Another center of the Pacific Northwest, Seattle’s oceanic climate and natural beauty make it a runner’s paradise. The city is runnable year-round. And the varied landscape is perfect for varying runs. There’s the Cascade Range to the East, the Olympics to the West or running along Lake Washington or Puget Sound.
For an iconic trail, don’t miss the Burke-Gilman Trail. While the trail technically runs from Ballard to Bothell, it can be extended to include the whole lake. Of course, that might require a bicycle. For a more manageable loop, check out Green Lake Park for a nicely paved 3 mile loop.
One of the nation’s most historic cities is also one of its best running cities. The home of the Boston Marathon, Boston has a running history that stretches back more than 100 years. And the city has plenty of great running routes to go along with that history.
An all-time favorite among residents is the Charles River. The 18-mile trail can be easily tailored to fit any distance. The trail runs along the water with plenty of bridges for breaking off into new directions. But the Charles River isn’t the only route available. Plenty of other runs can take you past Copley Square, or up to the Boston Common.
Running in San Diego can seem too perfect. The weather is almost always a mild 70 degrees. The area has low precipitation. And the landscape can run from pristine beaches to stunning mountain vistas.
A great route is the 6.5 mile climb up Fortuna Mountain.
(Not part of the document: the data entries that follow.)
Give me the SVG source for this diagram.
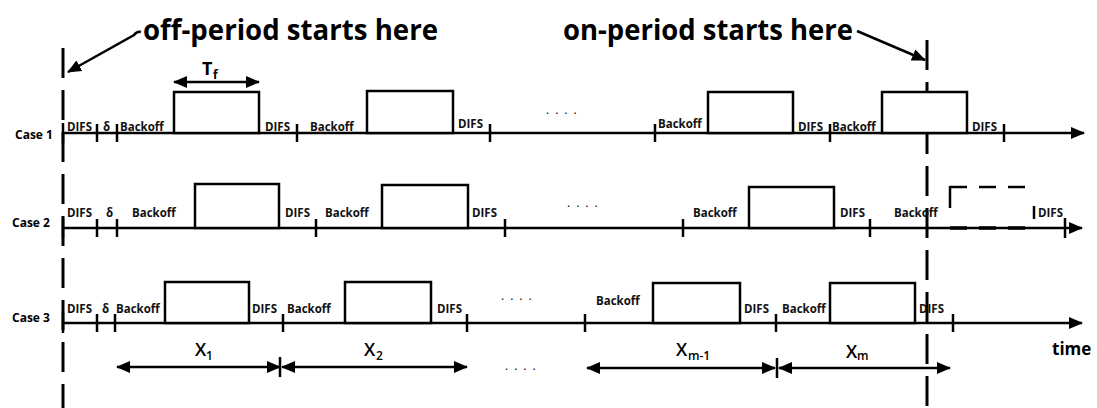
<svg xmlns="http://www.w3.org/2000/svg" width="1097" height="408" viewBox="0 0 1097 408">
<style>
.ax{stroke:#000;stroke-width:2.5;fill:none}
.tk{stroke:#000;stroke-width:2.5}
.box{stroke:#000;stroke-width:2.5;fill:#fff}
.dv{stroke:#000;stroke-width:3;stroke-dasharray:30 12;fill:none}
.dim{stroke:#000;stroke-width:2.5;fill:none}
.l{font-family:"Open Sans","Noto Sans",sans-serif;font-weight:bold;font-size:11.5px;fill:#111}
.c{font-family:"Open Sans","Noto Sans",sans-serif;font-weight:bold;font-size:12px;fill:#000}
.t{font-family:"Open Sans","Noto Sans",sans-serif;font-weight:bold;font-size:28px;fill:#000}
.x{font-family:"Open Sans","Noto Sans",sans-serif;font-weight:600;font-size:18px;fill:#000}
.xs{font-family:"Open Sans","Noto Sans",sans-serif;font-weight:600;font-size:12px;fill:#000}
.d{font-family:"Open Sans","Noto Sans",sans-serif;font-size:12px;fill:#000;letter-spacing:6px}
</style>
<defs>
<marker id="ah" markerUnits="userSpaceOnUse" markerWidth="14" markerHeight="12" refX="13" refY="6" orient="auto-start-reverse">
<path d="M0,0 L14,6 L0,12 z" fill="#000"/>
</marker>
<marker id="ax" markerUnits="userSpaceOnUse" markerWidth="14" markerHeight="12" refX="13" refY="6" orient="auto">
<path d="M0,0 L14,6 L0,12 z" fill="#000"/>
</marker>
</defs>
<rect width="1097" height="408" fill="#fff"/>

<g id="titles">
<text class="t" x="143" y="40" textLength="295" lengthAdjust="spacingAndGlyphs">off-period starts here</text>
<text class="t" x="563" y="40" textLength="290" lengthAdjust="spacingAndGlyphs">on-period starts here</text>
</g>

<g id="markers-lines">
<line class="dv" x1="63" y1="48" x2="63" y2="408"/>
<line class="dv" x1="927" y1="40" x2="927" y2="408"/>
</g>

<g id="connectors">
<path class="dim" d="M141,32 Q137,31 134,35 L68,72" marker-end="url(#ah)"/>
<line class="dim" x1="857" y1="31" x2="925" y2="60" marker-end="url(#ah)"/>
<line class="dim" x1="174" y1="82" x2="259" y2="82" marker-start="url(#ah)" marker-end="url(#ah)"/>
<line class="dim" x1="117" y1="367" x2="280" y2="367" marker-start="url(#ah)" marker-end="url(#ah)"/>
<line class="dim" x1="282" y1="367" x2="467" y2="367" marker-start="url(#ah)" marker-end="url(#ah)"/>
<line class="dim" x1="587" y1="368" x2="775" y2="368" marker-start="url(#ah)" marker-end="url(#ah)"/>
<line class="dim" x1="779" y1="368" x2="950" y2="368" marker-start="url(#ah)" marker-end="url(#ah)"/>
<line class="tk" x1="280" y1="357" x2="280" y2="377"/>
<line class="tk" x1="777" y1="358" x2="777" y2="378"/>
</g>

<g id="case1">
<text class="c" x="15" y="139">Case 1</text>
<line class="ax" x1="63" y1="133" x2="1084" y2="133" marker-end="url(#ax)"/>
<g class="tk">
<line x1="63" y1="123" x2="63" y2="143"/><line x1="97" y1="124" x2="97" y2="142"/><line x1="117" y1="124" x2="117" y2="142"/>
<line x1="297" y1="124" x2="297" y2="142"/><line x1="490" y1="124" x2="490" y2="142"/><line x1="655" y1="124" x2="655" y2="142"/>
<line x1="830" y1="124" x2="830" y2="142"/><line x1="1004" y1="124" x2="1004" y2="142"/>
</g>
<rect class="box" x="174" y="92" width="85" height="41"/>
<rect class="box" x="367" y="91" width="86" height="42"/>
<rect class="box" x="708" y="92" width="85" height="41"/>
<rect class="box" x="882" y="92" width="85" height="41"/>
<text class="l" x="67" y="131">DIFS</text>
<text class="l" x="103" y="131">δ</text>
<text class="l" x="120" y="131">Backoff</text>
<text class="l" x="265" y="131">DIFS</text>
<text class="l" x="310" y="131">Backoff</text>
<text class="l" x="458" y="128">DIFS</text>
<text class="d" x="546" y="114">....</text>
<text class="l" x="658" y="128">Backoff</text>
<text class="l" x="798" y="131">DIFS</text>
<text class="l" x="832" y="131">Backoff</text>
<text class="l" x="972" y="131">DIFS</text>
<text class="x" x="202" y="75" style="font-weight:bold">T</text><text class="xs" x="213" y="79" style="font-weight:bold">f</text>
</g>

<g id="case2">
<text class="c" x="12" y="227">Case 2</text>
<line class="ax" x1="63" y1="228" x2="1082" y2="228" marker-end="url(#ax)"/>
<g class="tk">
<line x1="63" y1="218" x2="63" y2="238"/><line x1="97" y1="219" x2="97" y2="237"/><line x1="117" y1="219" x2="117" y2="237"/>
<line x1="316" y1="219" x2="316" y2="237"/><line x1="505" y1="219" x2="505" y2="237"/><line x1="683" y1="219" x2="683" y2="237"/>
<line x1="870" y1="219" x2="870" y2="237"/><line x1="1065" y1="218" x2="1065" y2="238"/>
</g>
<rect class="box" x="195" y="184" width="84" height="44"/>
<rect class="box" x="382" y="185" width="86" height="43"/>
<rect class="box" x="749" y="187" width="85" height="41"/>
<g class="tk" fill="none">
<line x1="950" y1="186" x2="950" y2="208"/>
<line x1="950" y1="187" x2="1034" y2="187" stroke-dasharray="17 12"/>
<line x1="950" y1="228" x2="1034" y2="228" stroke-width="3.5" stroke-dasharray="17 12"/>
<line x1="1034" y1="206" x2="1034" y2="219"/>
</g>
<text class="l" x="67" y="217">DIFS</text>
<text class="l" x="106" y="217">δ</text>
<text class="l" x="132" y="217">Backoff</text>
<text class="l" x="285" y="217">DIFS</text>
<text class="l" x="325" y="217">Backoff</text>
<text class="l" x="472" y="217">DIFS</text>
<text class="d" x="567" y="207">....</text>
<text class="l" x="693" y="217">Backoff</text>
<text class="l" x="840" y="217">DIFS</text>
<text class="l" x="894" y="217">Backoff</text>
<text class="l" x="1038" y="217">DIFS</text>
</g>

<g id="case3">
<text class="c" x="12" y="322">Case 3</text>
<line class="ax" x1="63" y1="323" x2="1082" y2="323" marker-end="url(#ax)"/>
<g class="tk">
<line x1="63" y1="313" x2="63" y2="333"/><line x1="97" y1="314" x2="97" y2="332"/><line x1="115" y1="314" x2="115" y2="332"/>
<line x1="283" y1="314" x2="283" y2="332"/><line x1="467" y1="314" x2="467" y2="332"/><line x1="585" y1="314" x2="585" y2="332"/>
<line x1="776" y1="314" x2="776" y2="332"/><line x1="953" y1="314" x2="953" y2="332"/>
</g>
<rect class="box" x="165" y="282" width="84" height="41"/>
<rect class="box" x="345" y="282" width="86" height="41"/>
<rect class="box" x="653" y="283" width="87" height="40"/>
<rect class="box" x="830" y="283" width="85" height="40"/>
<text class="l" x="67" y="313">DIFS</text>
<text class="l" x="102" y="313">δ</text>
<text class="l" x="116" y="313">Backoff</text>
<text class="l" x="252" y="313">DIFS</text>
<text class="l" x="287" y="313">Backoff</text>
<text class="l" x="437" y="313">DIFS</text>
<text class="d" x="501" y="300">....</text>
<text class="l" x="596" y="305">Backoff</text>
<text class="l" x="744" y="313">DIFS</text>
<text class="l" x="782" y="313">Backoff</text>
<text class="l" x="919" y="313">DIFS</text>
</g>

<g id="durations">
<text class="x" x="195" y="356">X</text><text class="xs" x="206" y="360">1</text>
<text class="x" x="364" y="356">X</text><text class="xs" x="376" y="360">2</text>
<text class="d" x="505" y="370">....</text>
<text class="x" x="676" y="356">X</text><text class="xs" x="688" y="360">m-1</text>
<text class="x" x="846" y="358">X</text><text class="xs" x="857" y="360">m</text>
<text class="c" x="1052" y="355" style="font-size:17px">time</text>
</g>
</svg>
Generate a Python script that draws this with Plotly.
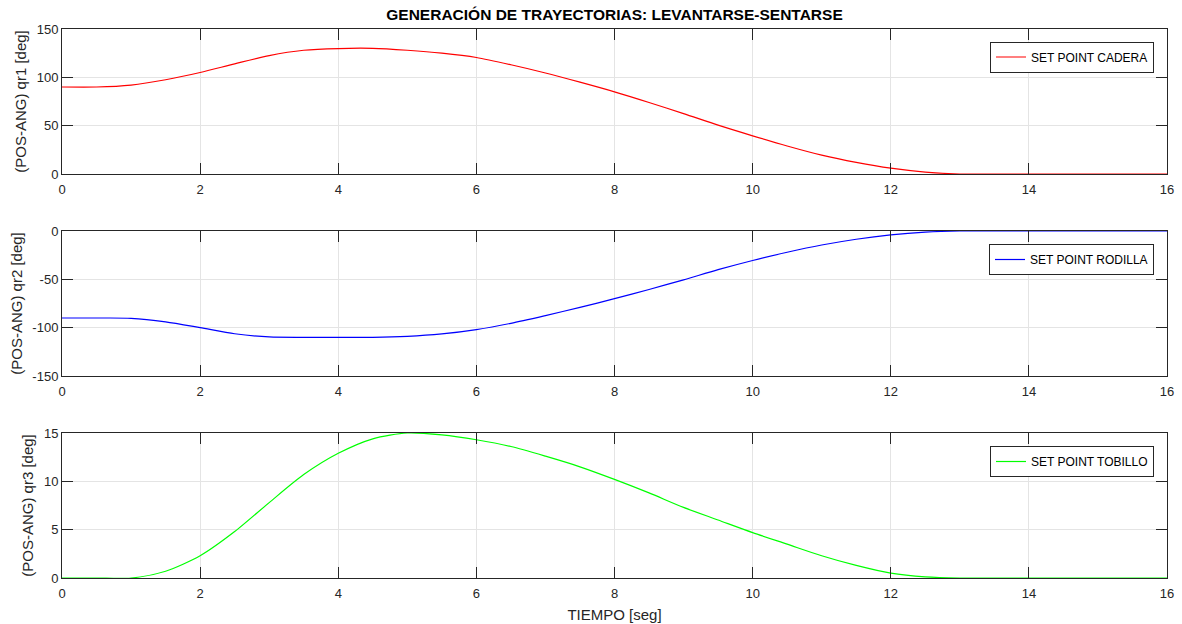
import plotly.graph_objects as go

# ---------------- data ----------------
t_q1 = [0, 0.5, 1, 1.5, 2, 2.5, 3, 3.5, 4, 4.5, 5, 5.5, 6, 6.5, 7, 7.5, 8,
        8.5, 9, 9.5, 10, 10.5, 11, 11.5, 12, 12.5, 13, 13.5, 14, 15, 16]
q1 = [90, 90, 92, 97.5, 105, 114, 122.5, 128, 129.8, 130, 128, 125, 120.5,
      113, 104.5, 95, 85, 74, 62.5, 50.5, 39.5, 29, 19.5, 12, 6, 2, 0, 0, 0, 0, 0]

t_q2 = [0, 0.5, 1, 1.5, 2, 2.5, 3, 3.5, 4, 4.5, 5, 5.5, 6, 6.5,
        7, 7.5, 8, 8.5, 9, 9.5, 10, 10.5, 11, 11.5, 12, 12.5, 13, 14, 15, 16]
q2 = [-90, -90, -90.3, -94, -100, -106.3, -109.6, -110, -110,
      -110, -109, -106.5, -102, -95.5, -87.5, -79, -70, -60.5, -50.5, -40,
      -30.5, -22, -14.5, -8.5, -4, -1.2, 0, 0, 0, 0]

t_q3 = [0, 0.5, 1, 1.5, 2, 2.5, 3, 3.5, 4, 4.5, 5, 5.5, 6, 6.5, 7, 7.5, 8,
        8.5, 9, 9.5, 10, 10.5, 11, 11.5, 12, 12.5, 13, 14, 15, 16]
q3 = [0, 0, 0, 0.7, 2.3, 4.8, 7.8, 10.7, 12.9, 14.4, 15, 14.8, 14.3, 13.6,
      12.6, 11.5, 10.2, 8.8, 7.3, 6.0, 4.7, 3.5, 2.3, 1.3, 0.5, 0.12, 0, 0, 0, 0]

names = ["SET POINT CADERA", "SET POINT RODILLA", "SET POINT TOBILLO"]
colors = ["#ff0000", "#0000ff", "#00ff00"]
ytitles = ["(POS-ANG) qr1 [deg]", "(POS-ANG) qr2 [deg]", "(POS-ANG) qr3 [deg]"]
yranges = [[0, 150], [-150, 0], [0, 15]]
ytickvals = [[0, 50, 100, 150], [-150, -100, -50, 0], [0, 5, 10, 15]]
xticks = [0, 2, 4, 6, 8, 10, 12, 14, 16]
title = "GENERACIÓN DE TRAYECTORIAS: LEVANTARSE-SENTARSE"
xtitle = "TIEMPO [seg]"

# ---------------- figure ----------------
W, H = 1182, 624
ml, mr, mt, mb = 62, 15, 29, 46
ph = H - mt - mb
def dom(top_px, bot_px):
    return [(H - mb - bot_px) / ph, (H - mb - top_px) / ph]

domains = [dom(29, 174), dom(231, 376), dom(433, 578)]
legend_tops = [41.5, 244, 446]

FONT = "Liberation Sans, Arial, Helvetica, sans-serif"
AX = "#262626"

fig = go.Figure()
series = [(t_q1, q1), (t_q2, q2), (t_q3, q3)]
for i, (tx, ty) in enumerate(series):
    sfx = "" if i == 0 else str(i + 1)
    fig.add_trace(go.Scatter(
        x=tx, y=ty, mode="lines", name=names[i],
        line=dict(color=colors[i], width=1.2, shape="spline", smoothing=0.75),
        xaxis="x" + sfx, yaxis="y" + sfx, legend="legend" + sfx,
        showlegend=True))

layout = dict(
    template="none",
    width=W, height=H,
    margin=dict(l=ml, r=mr, t=mt, b=mb, autoexpand=False),
    paper_bgcolor="white", plot_bgcolor="white",
    font=dict(family=FONT, color=AX, size=13),
    title=dict(text="<b>" + title + "</b>", x=(ml + (W - ml - mr) / 2) / W,
               xanchor="center", y=1 - 15 / H, yanchor="middle",
               font=dict(size=15.5, color="black", family=FONT)),
)

common = dict(showline=True, linecolor=AX, linewidth=1, mirror="allticks",
              ticks="inside", ticklen=11, tickwidth=1, tickcolor=AX,
              showgrid=True, gridcolor="#e4e4e4", gridwidth=1, zeroline=False,
              automargin=False,
              tickfont=dict(size=13, color=AX, family=FONT))

for i in range(3):
    sfx = "" if i == 0 else str(i + 1)
    xa = dict(common, range=[0, 16], tickvals=xticks,
              ticktext=[str(v) for v in xticks],
              anchor="y" + sfx, domain=[0, 1], ticklabelstandoff=3)
    if i == 2:
        xa["title"] = dict(text=xtitle, font=dict(size=15, color=AX, family=FONT),
                           standoff=9)
    ya = dict(common, range=yranges[i], tickvals=ytickvals[i],
              ticktext=[str(v) for v in ytickvals[i]],
              anchor="x" + sfx, domain=domains[i],
              title=dict(text=ytitles[i], font=dict(size=15, color=AX, family=FONT),
                         standoff=6))
    layout["xaxis" + sfx] = xa
    layout["yaxis" + sfx] = ya
    layout["legend" + sfx] = dict(
        x=(1154 - ml) / (W - ml - mr), xanchor="right",
        y=(H - mb - legend_tops[i]) / ph, yanchor="top",
        xref="paper", yref="paper",
        bgcolor="white", bordercolor=AX, borderwidth=1,
        font=dict(size=12, color="black", family=FONT),
        itemclick=False, itemdoubleclick=False)

fig.update_layout(**layout)
fig.write_html("out.html")
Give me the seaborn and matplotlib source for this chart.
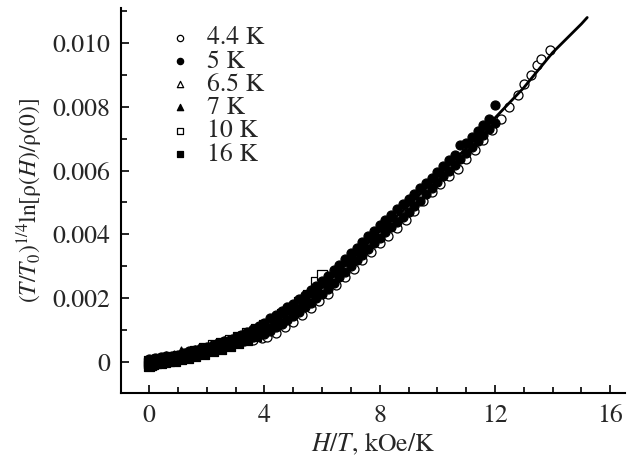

Balboa Park also has over 65 combined miles of trails. You can use the park to construct virtually any route of any length or difficulty. And unlike most cities on this list, you can finish each run with a cleansing dip in the Pacific Ocean.
Salt Lake City has been called the trail-running capital of the world. And with one glance a the towering Wasatch Mountain Range that surrounds the city, it’s easy to see why. Any trail running enthusiast needs to give Salt Lake City a visit.
For a truly out of this world running experience, taking a drive from Salt Lake City out into the sandstone deserts will give you access to a new planet of trail running. Running the Moab Canyon Pathway will give you an unforgettable running experience among the beautiful desert landscape.